Originally Posted By: haertig
However, I feel that the families/friends/survivors who requested the rescue should be billed for the costs. UNLESS this is a normally taxpayer funded operation (e.g., like a town fire department - your taxes pay for them, not individual bills for those who actually have fires), or the climbers had some kind of "insurance" (e.g., here in Colorado when you buy a fishing license, a certain protion of that fee - which is mandatory - goes for "rescue insurance"). But barring these caviots, you put the burden of survival on yourself when you undertake any activity. If you ask for help with no previous arrangements to cover the cost of that help, you should be responsible for paying for it.


I strenuously disagree.

The rescue teams on Mt. Hood are predominately volunteers. The helicopter and plane flights are factored as training that the National Guard, et.al. need anyway to maintain readiness.
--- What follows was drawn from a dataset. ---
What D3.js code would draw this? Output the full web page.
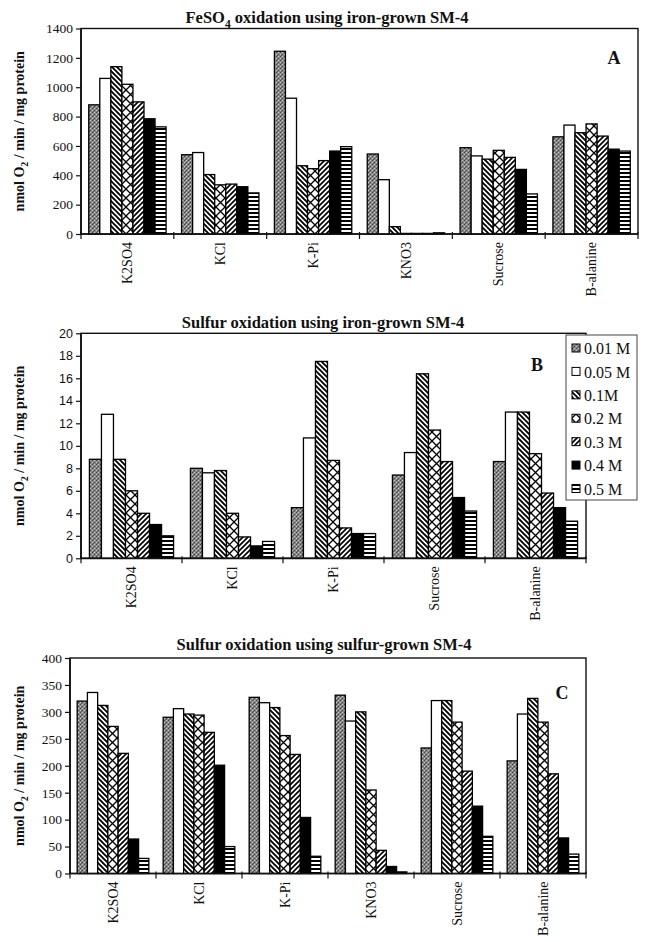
<!DOCTYPE html>
<html><head><meta charset="utf-8">
<script src="https://cdn.jsdelivr.net/npm/d3@7"></script>
<style>body{margin:0;background:#fff;} svg{display:block}</style>
</head><body>
<svg id="c" width="654" height="942"></svg>
<script>
// ---------- DATA ----------
const seriesLabels = ["0.01 M", "0.05 M", "0.1M", "0.2 M", "0.3 M", "0.4 M", "0.5 M"];

// Panel A: FeSO4 oxidation using iron-grown SM-4
const catsA = ["K2SO4", "KCl", "K-Pi", "KNO3", "Sucrose", "B-alanine"];
const ticksA = [0, 200, 400, 600, 800, 1000, 1200, 1400];
const feIron_001 = [880, 540, 1245, 545, 588, 662];
const feIron_005 = [1060, 555, 925, 370, 532, 742];
const feIron_01  = [1140, 405, 465, 50, 510, 690];
const feIron_02  = [1020, 335, 445, 4, 570, 750];
const feIron_03  = [900, 340, 500, 4, 522, 667];
const feIron_04  = [785, 322, 565, 4, 440, 578];
const feIron_05  = [730, 280, 595, 8, 273, 565];

// Panel B: Sulfur oxidation using iron-grown SM-4
const catsB = ["K2SO4", "KCl", "K-Pi", "Sucrose", "B-alanine"];
const ticksB = [0, 2, 4, 6, 8, 10, 12, 14, 16, 18, 20];
const sIron_001 = [8.8, 8.0, 4.5, 7.4, 8.6];
const sIron_005 = [12.8, 7.6, 10.7, 9.4, 13.0];
const sIron_01  = [8.8, 7.8, 17.5, 16.4, 13.0];
const sIron_02  = [6.0, 4.0, 8.7, 11.4, 9.3];
const sIron_03  = [4.0, 1.9, 2.7, 8.6, 5.8];
const sIron_04  = [3.0, 1.1, 2.2, 5.4, 4.5];
const sIron_05  = [2.0, 1.5, 2.2, 4.2, 3.3];

// Panel C: Sulfur oxidation using sulfur-grown SM-4
const catsC = ["K2SO4", "KCl", "K-Pi", "KNO3", "Sucrose", "B-alanine"];
const ticksC = [0, 50, 100, 150, 200, 250, 300, 350, 400];
const sSulf_001 = [320, 290, 327, 331, 233, 209];
const sSulf_005 = [336, 306, 317, 283, 321, 296];
const sSulf_01  = [312, 296, 308, 300, 321, 325];
const sSulf_02  = [273, 294, 256, 155, 281, 281];
const sSulf_03  = [223, 262, 221, 43, 190, 185];
const sSulf_04  = [64, 201, 104, 13, 125, 66];
const sSulf_05  = [28, 50, 32, 3, 69, 36];

// ---------- DRAWING ----------
const svg = d3.select("#c");
const SERIF = "'Liberation Serif','Times New Roman',serif";
const SANS = "'Liberation Sans',Arial,sans-serif";

const defs = svg.append("defs");
// 0.01 M stipple
const pS = defs.append("pattern").attr("id","pStip").attr("patternUnits","userSpaceOnUse").attr("width",4).attr("height",4);
pS.append("rect").attr("width",4).attr("height",4).attr("fill","#888888");
pS.append("rect").attr("x",0).attr("y",0).attr("width",1).attr("height",1).attr("fill","#444");
pS.append("rect").attr("x",2).attr("y",2).attr("width",1).attr("height",1).attr("fill","#444");
pS.append("rect").attr("x",2).attr("y",0).attr("width",1).attr("height",1).attr("fill","#c4c4c4");
pS.append("rect").attr("x",0).attr("y",2).attr("width",1).attr("height",1).attr("fill","#c4c4c4");
pS.append("rect").attr("x",1).attr("y",3).attr("width",1).attr("height",1).attr("fill","#555");
// 0.1 M back-diagonal (\\)
const pB = defs.append("pattern").attr("id","pBack").attr("patternUnits","userSpaceOnUse").attr("width",5).attr("height",5);
pB.append("rect").attr("width",5).attr("height",5).attr("fill","#fff");
pB.append("path").attr("d","M-1,-1 L6,6 M-1,4 L1,6 M4,-1 L6,1").attr("stroke","#000").attr("stroke-width",1.9);
// 0.2 M zigzag / diamonds
const pZ = defs.append("pattern").attr("id","pZig").attr("patternUnits","userSpaceOnUse").attr("width",9).attr("height",9);
pZ.append("rect").attr("width",9).attr("height",9).attr("fill","#fff");
pZ.append("path").attr("d","M0,0 L9,9 M9,0 L0,9").attr("stroke","#000").attr("stroke-width",1.3);
// 0.3 M forward diagonal (//)
const pF = defs.append("pattern").attr("id","pFwd").attr("patternUnits","userSpaceOnUse").attr("width",5).attr("height",5);
pF.append("rect").attr("width",5).attr("height",5).attr("fill","#fff");
pF.append("path").attr("d","M-1,6 L6,-1 M-1,1 L1,-1 M4,6 L6,4").attr("stroke","#000").attr("stroke-width",1.7);
// 0.5 M horizontal stripes
const pH = defs.append("pattern").attr("id","pHor").attr("patternUnits","userSpaceOnUse").attr("width",4).attr("height",4);
pH.append("rect").attr("width",4).attr("height",4).attr("fill","#fff");
pH.append("rect").attr("y",0).attr("width",4).attr("height",2).attr("fill","#000");

const fills = ["url(#pStip)", "#ffffff", "url(#pBack)", "url(#pZig)", "url(#pFwd)", "#000000", "url(#pHor)"];

function titleText(g, x, y, parts, size) {
  const t = g.append("text").attr("x", x).attr("y", y).attr("text-anchor","middle")
    .attr("font-family", SERIF).attr("font-weight","bold").attr("font-size", size).attr("fill","#111");
  parts.forEach(p => {
    if (p.sub) {
      t.append("tspan").attr("dy", size*0.28).attr("font-size", size*0.7).text(p.t);
    } else if (p.after) {
      t.append("tspan").attr("dy", -size*0.28).text(p.t);
    } else {
      t.append("tspan").text(p.t);
    }
  });
  return t;
}

function panel(cfg) {
  const g = svg.append("g");
  const x = d3.scaleBand().domain(cfg.cats).range([cfg.left, cfg.right]).paddingInner(0).paddingOuter(0);
  const xs = d3.scaleBand().domain(d3.range(seriesLabels.length)).range([0, x.bandwidth()]).paddingInner(0).paddingOuter(0.7);
  const y = d3.scaleLinear().domain([0, cfg.max]).range([cfg.bottom, cfg.top]);

  // frame
  g.append("rect").attr("x", cfg.left).attr("y", cfg.top)
    .attr("width", cfg.right - cfg.left).attr("height", cfg.bottom - cfg.top)
    .attr("fill","none").attr("stroke","#111").attr("stroke-width",1.4);

  // bars
  cfg.values.forEach((vals, si) => {
    g.append("g").selectAll("rect").data(vals).join("rect")
      .attr("x", (d, i) => x(cfg.cats[i]) + xs(si))
      .attr("y", d => y(d))
      .attr("width", xs.bandwidth())
      .attr("height", d => y(0) - y(d))
      .attr("fill", fills[si])
      .attr("stroke", "#000").attr("stroke-width", 1.3);
  });

  // y axis
  const ya = g.append("g").attr("transform", `translate(${cfg.left},0)`)
    .call(d3.axisLeft(y).tickValues(cfg.ticks).tickSize(5).tickPadding(3).tickSizeOuter(0).tickFormat(d3.format("d")));
  ya.select(".domain").remove();
  ya.selectAll("line").attr("stroke","#111").attr("stroke-width",1.2);
  ya.selectAll("text").attr("font-family", cfg.tickFont).attr("font-size", cfg.tickSize).attr("fill","#111");
  g.append("line").attr("x1", cfg.left).attr("x2", cfg.left).attr("y1", cfg.top).attr("y2", cfg.bottom)
    .attr("stroke","#111").attr("stroke-width",1.7);

  // x axis labels
  const xa = g.append("g").attr("transform", `translate(0,${cfg.bottom})`)
    .call(d3.axisBottom(x).tickSize(0).tickPadding(0));
  xa.select(".domain").remove();
  xa.selectAll("text").attr("transform","rotate(-90)").attr("text-anchor","end")
    .attr("x", -8).attr("y", 0).attr("dy","0.33em")
    .attr("font-family", SERIF).attr("font-size", 14).attr("fill","#111");
  g.append("line").attr("x1", cfg.left).attr("x2", cfg.right).attr("y1", cfg.bottom).attr("y2", cfg.bottom)
    .attr("stroke","#111").attr("stroke-width",1.7);
  // boundary ticks
  const bounds = cfg.cats.map(c => x(c)).concat([x(cfg.cats[cfg.cats.length-1]) + x.bandwidth()]);
  g.append("g").selectAll("line").data(bounds).join("line")
    .attr("x1", d => d).attr("x2", d => d).attr("y1", cfg.bottom - 2).attr("y2", cfg.bottom + 5)
    .attr("stroke","#111").attr("stroke-width",1.2);

  // title
  titleText(g, cfg.titleX, cfg.titleY, cfg.title, 16.5);
  // panel letter
  g.append("text").attr("x", cfg.letterX).attr("y", cfg.letterY).attr("text-anchor","middle")
    .attr("font-family", SERIF).attr("font-weight","bold").attr("font-size", 18).attr("fill","#111").text(cfg.letter);
  // y title
  const cy = (cfg.top + cfg.bottom) / 2;
  const yt = g.append("text").attr("transform", `translate(24,${cy}) rotate(-90)`).attr("text-anchor","middle")
    .attr("font-family", SERIF).attr("font-weight","bold").attr("font-size", 14).attr("fill","#111");
  yt.append("tspan").text("nmol O");
  yt.append("tspan").attr("dy", 4).attr("font-size", 10).text("2");
  yt.append("tspan").attr("dy", -4).text(" / min / mg protein");
  return {g, x, y};
}

panel({
  cats: catsA, max: 1400, ticks: ticksA,
  values: [feIron_001, feIron_005, feIron_01, feIron_02, feIron_03, feIron_04, feIron_05],
  left: 81, right: 638, top: 28.5, bottom: 234,
  tickFont: SERIF, tickSize: 13.5,
  title: [{t:"FeSO"},{t:"4", sub:true},{t:" oxidation using iron-grown SM-4", after:true}],
  titleX: 327, titleY: 23, letter: "A", letterX: 614, letterY: 64
});

panel({
  cats: catsB, max: 20, ticks: ticksB,
  values: [sIron_001, sIron_005, sIron_01, sIron_02, sIron_03, sIron_04, sIron_05],
  left: 81, right: 586, top: 333.3, bottom: 558.3,
  tickFont: SANS, tickSize: 12.5,
  title: [{t:"Sulfur oxidation using iron-grown SM-4"}],
  titleX: 323, titleY: 328, letter: "B", letterX: 537, letterY: 371
});

panel({
  cats: catsC, max: 400, ticks: ticksC,
  values: [sSulf_001, sSulf_005, sSulf_01, sSulf_02, sSulf_03, sSulf_04, sSulf_05],
  left: 70, right: 586, top: 658, bottom: 873.5,
  tickFont: SERIF, tickSize: 13.5,
  title: [{t:"Sulfur oxidation using sulfur-grown SM-4"}],
  titleX: 324, titleY: 650, letter: "C", letterX: 562, letterY: 699
});

// legend (panel B)
const lg = svg.append("g");
lg.append("rect").attr("x", 566).attr("y", 335).attr("width", 71).attr("height", 165)
  .attr("fill","#fff").attr("stroke","#444").attr("stroke-width",1);
const ly = d3.scalePoint().domain(seriesLabels).range([348.5, 489]);
seriesLabels.forEach((s, i) => {
  lg.append("rect").attr("x", 572).attr("y", ly(s) - 4.5).attr("width", 8).attr("height", 8)
    .attr("fill", fills[i]).attr("stroke","#000").attr("stroke-width",1);
  lg.append("text").attr("x", 584).attr("y", ly(s)).attr("dy","0.35em")
    .attr("font-family", SERIF).attr("font-size", 16).attr("fill","#111").text(s);
});
</script>
</body></html>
We all pay taxes for services we'll never use that are intended for people in situations we pray that we and our friends and family will never find ourselves in.

These climbers engaged in a high-risk activity. One at which they are very experienced and were apparently reasonably well equipped (we're all being presumptuous here) .

I don't think their climb up Mt. Hood was higher risk than James Kim's ill-fated drive into the coastal mountains a few years ago. Or the trips all kinds of people take in dangerous conditions, often driving poorly-equipped or maintained vehicles.

I have one bad knee and two bad ankles, yet I hike in areas where if one of those joints gave way, I would probably require assistance beyond my hiking buddies (who neglect to carry a gurney or crutches). I've hiked on Mt. Hood and have a particularly vivid memory of a treacherous traverse of a river that was raging because of glacial melt we could have, and should have, avoided. Had to carry my dog across, which was especially exciting (the power of rushing water indelibly etched in my mind). Perhaps it's reckless for me to hike in remote areas, given my knee and ankle problems.

I've paid a small fortune in taxes for schools that the children I've never had won't ever attend.

I don't smoke so the cigarettes I don't consume won't ever cause a fire that requires the fire department to respond. And I'm not the fool on the next block who dumped hot briquettes next to a propane tank resulting in a five-alarm fire that burned several homes.

In the universe of taxpayer-funded services, search-and-rescue is a few molecules in a drop in the multi-trillion dollar bucket.

If everyone was content sitting in front of their televisions and computers all day, then society would spend less on search-and-rescue.

But then there'd be more heart disease straining our health care system.

I get the sentiment, but the reasoning doesn't hold up under examination. There's so much else going on far more worthy of getting excited about and demanding restitution for.

So my vote is for people not to have to worry about going bankrupt if they or a family member needs help because they get lost in the woods or stranded on a mountain or their car goes off the road because they cheaped out on their tires or neglected to put chains on.

And if a kitten (that the owner should have kept inside the house) gets stuck at the top of a tree or stuck in a drainage pipe, I'll applaud the fire department for the rescue.

The taxpayer-funded rescue.

The humanity of saving a life is something I'm okay with my taxes paying for. Those are the news stories that make me smile.